* start Data lines *

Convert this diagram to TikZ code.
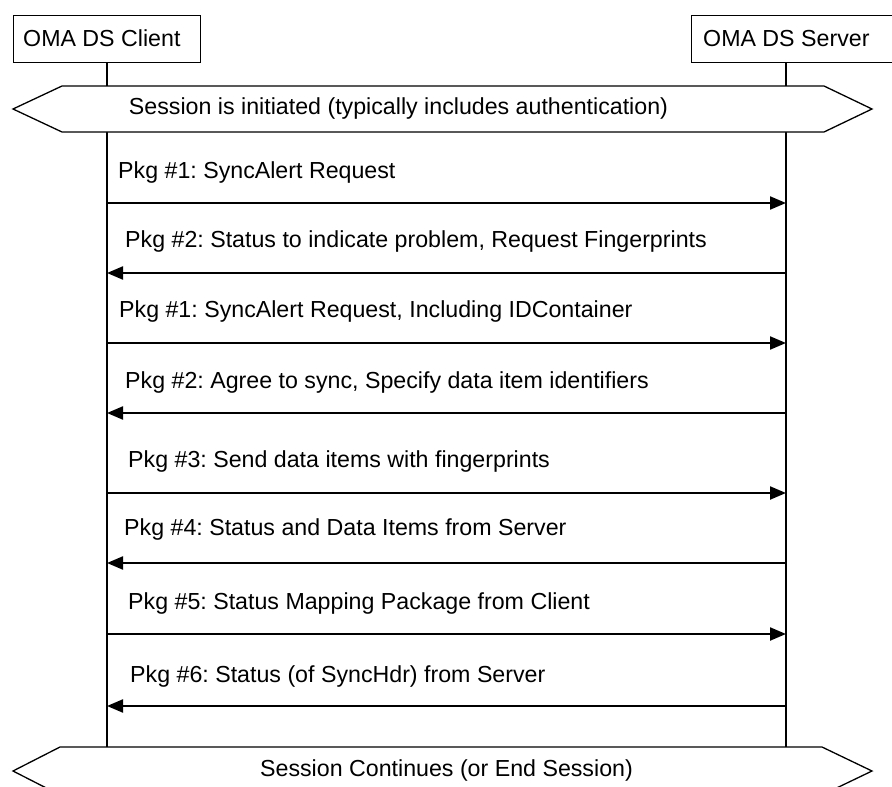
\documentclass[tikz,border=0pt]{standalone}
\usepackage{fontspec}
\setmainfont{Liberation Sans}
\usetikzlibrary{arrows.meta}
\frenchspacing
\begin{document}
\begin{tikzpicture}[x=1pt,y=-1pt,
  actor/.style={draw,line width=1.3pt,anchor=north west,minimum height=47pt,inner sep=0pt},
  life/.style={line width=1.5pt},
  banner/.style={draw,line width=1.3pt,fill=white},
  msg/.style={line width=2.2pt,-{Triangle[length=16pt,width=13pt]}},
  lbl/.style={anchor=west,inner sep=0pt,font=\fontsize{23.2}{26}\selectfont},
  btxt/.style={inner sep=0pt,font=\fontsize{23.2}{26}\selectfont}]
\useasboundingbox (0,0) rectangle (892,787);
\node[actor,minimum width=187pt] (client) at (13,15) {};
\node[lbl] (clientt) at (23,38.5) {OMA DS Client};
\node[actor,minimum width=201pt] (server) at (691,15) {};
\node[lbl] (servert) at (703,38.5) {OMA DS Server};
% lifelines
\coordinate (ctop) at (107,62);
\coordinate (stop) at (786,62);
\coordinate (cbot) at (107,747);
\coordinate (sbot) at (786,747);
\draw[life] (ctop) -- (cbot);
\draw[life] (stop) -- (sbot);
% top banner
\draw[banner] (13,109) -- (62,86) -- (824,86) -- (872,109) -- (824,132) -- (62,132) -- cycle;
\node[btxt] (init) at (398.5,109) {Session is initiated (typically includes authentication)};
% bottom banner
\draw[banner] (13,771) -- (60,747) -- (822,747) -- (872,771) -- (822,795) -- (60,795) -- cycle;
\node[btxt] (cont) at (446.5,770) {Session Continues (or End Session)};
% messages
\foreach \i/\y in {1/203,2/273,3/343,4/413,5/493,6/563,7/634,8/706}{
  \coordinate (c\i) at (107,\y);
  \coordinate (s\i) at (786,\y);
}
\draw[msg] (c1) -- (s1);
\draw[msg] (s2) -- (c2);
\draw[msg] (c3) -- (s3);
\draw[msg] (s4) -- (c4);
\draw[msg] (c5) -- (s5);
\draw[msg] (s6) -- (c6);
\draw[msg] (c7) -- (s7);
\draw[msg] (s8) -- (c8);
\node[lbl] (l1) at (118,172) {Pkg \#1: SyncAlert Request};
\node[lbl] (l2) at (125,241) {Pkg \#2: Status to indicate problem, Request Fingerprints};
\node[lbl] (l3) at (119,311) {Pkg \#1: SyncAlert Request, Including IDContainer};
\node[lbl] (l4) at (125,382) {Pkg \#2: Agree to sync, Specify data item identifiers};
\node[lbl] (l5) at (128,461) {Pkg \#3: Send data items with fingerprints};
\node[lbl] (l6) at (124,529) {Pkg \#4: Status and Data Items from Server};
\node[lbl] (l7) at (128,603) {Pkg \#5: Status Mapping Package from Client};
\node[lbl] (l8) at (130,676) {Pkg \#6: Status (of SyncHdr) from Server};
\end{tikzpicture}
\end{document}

* end Data lines *

▶ [Task to carry out]: Without the pictures, repeat the listing above exactly.

▶ [Answer to the task]:
Convert this diagram to TikZ code.
\documentclass[tikz,border=0pt]{standalone}
\usepackage{fontspec}
\setmainfont{Liberation Sans}
\usetikzlibrary{arrows.meta}
\frenchspacing
\begin{document}
\begin{tikzpicture}[x=1pt,y=-1pt,
  actor/.style={draw,line width=1.3pt,anchor=north west,minimum height=47pt,inner sep=0pt},
  life/.style={line width=1.5pt},
  banner/.style={draw,line width=1.3pt,fill=white},
  msg/.style={line width=2.2pt,-{Triangle[length=16pt,width=13pt]}},
  lbl/.style={anchor=west,inner sep=0pt,font=\fontsize{23.2}{26}\selectfont},
  btxt/.style={inner sep=0pt,font=\fontsize{23.2}{26}\selectfont}]
\useasboundingbox (0,0) rectangle (892,787);
\node[actor,minimum width=187pt] (client) at (13,15) {};
\node[lbl] (clientt) at (23,38.5) {OMA DS Client};
\node[actor,minimum width=201pt] (server) at (691,15) {};
\node[lbl] (servert) at (703,38.5) {OMA DS Server};
% lifelines
\coordinate (ctop) at (107,62);
\coordinate (stop) at (786,62);
\coordinate (cbot) at (107,747);
\coordinate (sbot) at (786,747);
\draw[life] (ctop) -- (cbot);
\draw[life] (stop) -- (sbot);
% top banner
\draw[banner] (13,109) -- (62,86) -- (824,86) -- (872,109) -- (824,132) -- (62,132) -- cycle;
\node[btxt] (init) at (398.5,109) {Session is initiated (typically includes authentication)};
% bottom banner
\draw[banner] (13,771) -- (60,747) -- (822,747) -- (872,771) -- (822,795) -- (60,795) -- cycle;
\node[btxt] (cont) at (446.5,770) {Session Continues (or End Session)};
% messages
\foreach \i/\y in {1/203,2/273,3/343,4/413,5/493,6/563,7/634,8/706}{
  \coordinate (c\i) at (107,\y);
  \coordinate (s\i) at (786,\y);
}
\draw[msg] (c1) -- (s1);
\draw[msg] (s2) -- (c2);
\draw[msg] (c3) -- (s3);
\draw[msg] (s4) -- (c4);
\draw[msg] (c5) -- (s5);
\draw[msg] (s6) -- (c6);
\draw[msg] (c7) -- (s7);
\draw[msg] (s8) -- (c8);
\node[lbl] (l1) at (118,172) {Pkg \#1: SyncAlert Request};
\node[lbl] (l2) at (125,241) {Pkg \#2: Status to indicate problem, Request Fingerprints};
\node[lbl] (l3) at (119,311) {Pkg \#1: SyncAlert Request, Including IDContainer};
\node[lbl] (l4) at (125,382) {Pkg \#2: Agree to sync, Specify data item identifiers};
\node[lbl] (l5) at (128,461) {Pkg \#3: Send data items with fingerprints};
\node[lbl] (l6) at (124,529) {Pkg \#4: Status and Data Items from Server};
\node[lbl] (l7) at (128,603) {Pkg \#5: Status Mapping Package from Client};
\node[lbl] (l8) at (130,676) {Pkg \#6: Status (of SyncHdr) from Server};
\end{tikzpicture}
\end{document}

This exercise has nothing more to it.